日本人指導で確かな一歩 ブータン柔道、初のアジア大会
「幸せの国」ブータンから初めての柔道代表が杭州アジア大会に参加している。監督は青年海外協力隊員の福井勇貴さん(26)。ヒマラヤの小国の確かな一歩に「ものすごくいい経験。いろんなものを得られた」と感激している。
仙台市出身。5歳で柔道を始め、仙台育英高から流通経済大に進み、卒業後に恩師の勧めで海外普及の道を選択。昨年4月に標高約2300メートルの首都ティンプーに赴任した。当初は階段を上ると息が上がり、最初の練習では酸欠で「全身がつってしまい、選手にマッサージしてもらった」と照れ笑いする。

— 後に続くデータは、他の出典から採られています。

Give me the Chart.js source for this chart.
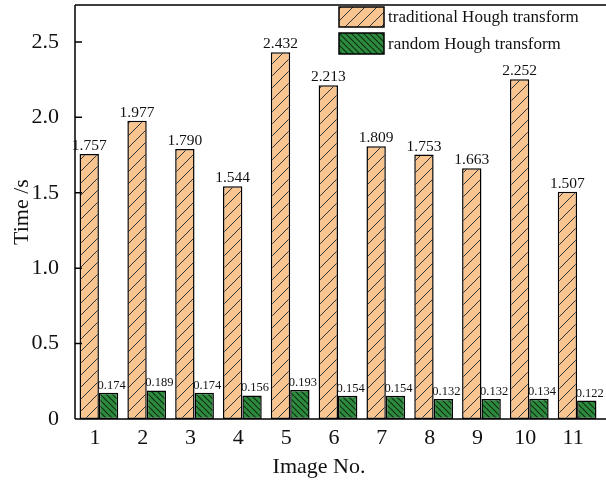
<!DOCTYPE html>
<html>
<head>
<meta charset="utf-8">
<script src="https://cdn.jsdelivr.net/npm/chart.js@4/dist/chart.umd.min.js"></script>
<style>
html,body{margin:0;padding:0;background:#fff;}
canvas{display:block;}
</style>
</head>
<body>
<canvas id="c" width="606" height="484"></canvas>
<script>
const categories = ['1','2','3','4','5','6','7','8','9','10','11'];
const traditional = [1.757,1.977,1.790,1.544,2.432,2.213,1.809,1.753,1.663,2.252,1.507];
const randomHough = [0.174,0.189,0.174,0.156,0.193,0.154,0.154,0.132,0.132,0.134,0.122];
const yTicks = [0,0.5,1.0,1.5,2.0,2.5];
const seriesNames = ['traditional Hough transform','random Hough transform'];

const FONT = '"Liberation Serif", "Times New Roman", serif';

function makePattern(size, bg, line, lw, dir){
  const c = document.createElement('canvas');
  c.width = size; c.height = size;
  const g = c.getContext('2d');
  g.fillStyle = bg; g.fillRect(0,0,size,size);
  g.strokeStyle = line; g.lineWidth = lw;
  g.beginPath();
  if(dir === '/'){
    for(let k=-1;k<=1;k++){
      g.moveTo(k*size, size); g.lineTo(k*size+size, 0);
    }
  } else {
    for(let k=-1;k<=1;k++){
      g.moveTo(k*size, 0); g.lineTo(k*size+size, size);
    }
  }
  g.stroke();
  return g.createPattern(c,'repeat');
}
const orangePat = makePattern(12, '#F8C590', '#333333', 1, '/');
const greenPat = makePattern(6, '#2E8B3E', '#0C2E14', 1.2, '\\');

const framePlugin = {
  id:'frame',
  afterDraw(chart){
    const {ctx, chartArea:a, scales} = chart;
    ctx.save();
    ctx.strokeStyle = '#000'; ctx.lineWidth = 1.5;
    ctx.beginPath();
    ctx.moveTo(a.left, a.top); ctx.lineTo(chart.width, a.top);
    ctx.moveTo(a.left, a.top); ctx.lineTo(a.left, a.bottom);
    ctx.moveTo(a.left, a.bottom); ctx.lineTo(chart.width, a.bottom);
    yTicks.forEach(v=>{
      const y = scales.y.getPixelForValue(v);
      ctx.moveTo(a.left, y); ctx.lineTo(a.left+7, y);
    });
    ctx.stroke();

    chart.data.datasets.forEach((ds,di)=>{
      const meta = chart.getDatasetMeta(di);
      ctx.fillStyle = '#111';
      ctx.textAlign = 'center';
      ctx.textBaseline = 'alphabetic';
      ctx.font = (di===0 ? '15.5px ' : '12.5px ') + FONT;
      meta.data.forEach((bar,i)=>{
        const v = ds.data[i];
        ctx.fillText(v.toFixed(3), bar.x + (di===1?3:0), bar.y - 4);
      });
    });

    const items = [
      {pat: orangePat, y: 7, h: 20},
      {pat: greenPat, y: 33, h: 21}
    ];
    items.forEach((it,i)=>{
      ctx.fillStyle = it.pat;
      ctx.fillRect(339, it.y, 45, it.h);
      ctx.strokeStyle = '#000'; ctx.lineWidth = 1.5;
      ctx.strokeRect(339, it.y, 45, it.h);
      ctx.fillStyle = '#111';
      ctx.font = '17px ' + FONT;
      ctx.textAlign = 'left'; ctx.textBaseline = 'middle';
      ctx.fillText(chart.data.datasets[i].label, 388, it.y + it.h/2 + 1);
    });

    ctx.fillStyle = '#111';
    ctx.font = '22px ' + FONT;
    ctx.textAlign = 'center'; ctx.textBaseline = 'middle';
    ctx.fillText('Image No.', 319, 467);
    ctx.save();
    ctx.translate(22, (a.top + a.bottom)/2);
    ctx.rotate(-Math.PI/2);
    ctx.fillText('Time /s', 0, 0);
    ctx.restore();
    ctx.restore();
  }
};

new Chart(document.getElementById('c'), {
  type: 'bar',
  data: {
    labels: categories,
    datasets: [
      {label: seriesNames[0], data: traditional, backgroundColor: orangePat, borderColor:'#000', borderWidth:1.5, borderSkipped:false, barPercentage:1.0, categoryPercentage:0.81},
      {label: seriesNames[1], data: randomHough, backgroundColor: greenPat, borderColor:'#000', borderWidth:1.5, borderSkipped:false, barPercentage:1.0, categoryPercentage:0.81}
    ]
  },
  options: {
    responsive:false,
    devicePixelRatio:1,
    animation:false,
    layout:{padding:{top:5, right:5, left:0, bottom:0}},
    plugins:{legend:{display:false}, tooltip:{enabled:false}},
    scales:{
      x:{
        grid:{display:false, drawTicks:false},
        border:{display:false},
        ticks:{color:'#111', font:{family:FONT, size:22}, padding:6, labelOffset:-4, maxRotation:0},
        afterFit(s){ s.height = 65; s.paddingLeft = 0; s.paddingRight = 0; }
      },
      y:{
        min:0, max:2.745,
        grid:{display:false, drawTicks:false},
        border:{display:false},
        afterBuildTicks(s){ s.ticks = yTicks.map(v=>({value:v})); },
        ticks:{color:'#111', font:{family:FONT, size:22}, padding:16,
          callback:(v)=> v===0 ? '0' : Number(v).toFixed(1)},
        afterFit(s){ s.width = 75; s.paddingTop = 0; s.paddingBottom = 0; }
      }
    }
  },
  plugins:[framePlugin]
});
</script>
</body>
</html>
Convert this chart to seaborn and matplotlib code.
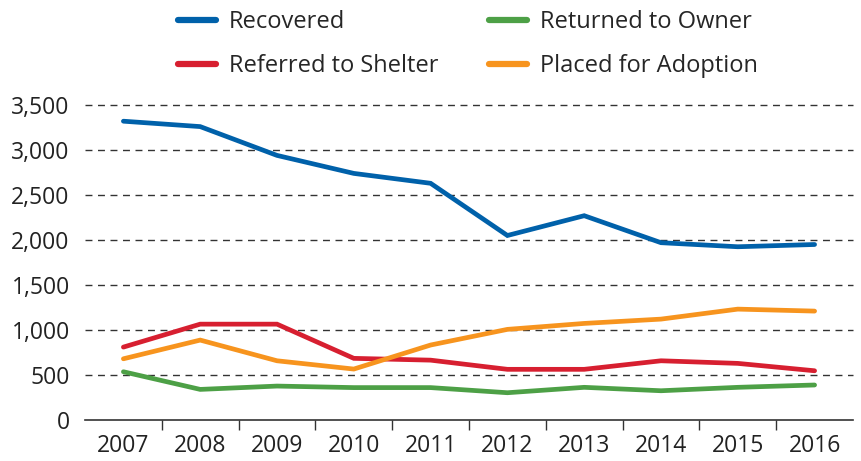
import pandas as pd
import matplotlib.pyplot as plt
import seaborn as sns

years = ["2007", "2008", "2009", "2010", "2011", "2012", "2013", "2014", "2015", "2016"]
recovered = [3320, 3260, 2940, 2740, 2630, 2050, 2270, 1970, 1925, 1950]
referred = [810, 1065, 1065, 685, 665, 563, 563, 658, 629, 547]
returned = [536, 340, 377, 360, 360, 303, 363, 325, 363, 389]
placed = [680, 888, 658, 566, 833, 1007, 1073, 1121, 1232, 1210]

series = ["Recovered", "Referred to Shelter", "Returned to Owner", "Placed for Adoption"]
colors = ["#0061AA", "#D71F30", "#4DA046", "#F7941E"]

df = pd.DataFrame({
    "year": years * 4,
    "count": recovered + referred + returned + placed,
    "series": sum([[s] * len(years) for s in series], []),
})

sns.set_theme(style="white")
plt.rcParams["font.family"] = ["Open Sans", "DejaVu Sans"]

fig = plt.figure(figsize=(8.62, 4.61), dpi=100)
ax = fig.add_axes([85 / 862, 1 - 420 / 461, 768 / 862, 315 / 461])

sns.lineplot(data=df, x="year", y="count", hue="series", hue_order=series,
             palette=colors, linewidth=3.4, ax=ax, sort=False,
             solid_capstyle="round", solid_joinstyle="miter")

ax.set_xlim(-0.5, 9.5)
ax.set_ylim(0, 3500)
ax.set_yticks(range(0, 3501, 500))
ax.set_yticklabels([f"{v:,}" for v in range(0, 3501, 500)])
for v in range(500, 3501, 500):
    ax.axhline(v, color="#333333", linewidth=1, linestyle=(0, (5, 4)), zorder=0, clip_on=False)

ax.set_xticks([i + 0.5 for i in range(9)], minor=True)
ax.tick_params(axis="x", which="minor", length=7, width=1, color="#333333", direction="out", bottom=True)
ax.tick_params(axis="x", which="major", length=0, pad=10, labelsize=16.5, labelcolor="#222222")
ax.tick_params(axis="y", length=0, pad=11, labelsize=16.5, labelcolor="#222222")

for side in ["top", "right", "left"]:
    ax.spines[side].set_visible(False)
ax.spines["bottom"].set_color("#333333")
ax.spines["bottom"].set_linewidth(1.2)
ax.set_xlabel("")
ax.set_ylabel("")
ax.grid(False)

handles, labels = ax.get_legend_handles_labels()
ax.legend_.remove()
for h in handles:
    h.set_linewidth(4.5)
    h.set_solid_capstyle("round")
fig.legend(handles, labels, loc="upper left", bbox_to_anchor=(178 / 862, 0.978),
           ncol=2, frameon=False, fontsize=17, handlelength=1.6, handletextpad=0.55,
           columnspacing=2.15, labelspacing=0.86, borderpad=0, borderaxespad=0)

fig.savefig("out.png", dpi=100)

ブータンに最初の柔道教室ができたのは2010年。貧困層が多く未成年の犯罪が社会問題化していたため、ティンプーの私立学校の日本人校長が武道を通じた教育に着目した。
ブータンの柔道人口はまだ200人程度。それでも、東京五輪に男子1人が初出場するなど着実にレベルアップしている。今大会に挑んだ男子3選手は勝利を挙げられなかったが「知ってもらうきっかけになる。大好きな柔道を広めていきたい」と情熱的な口調で話した。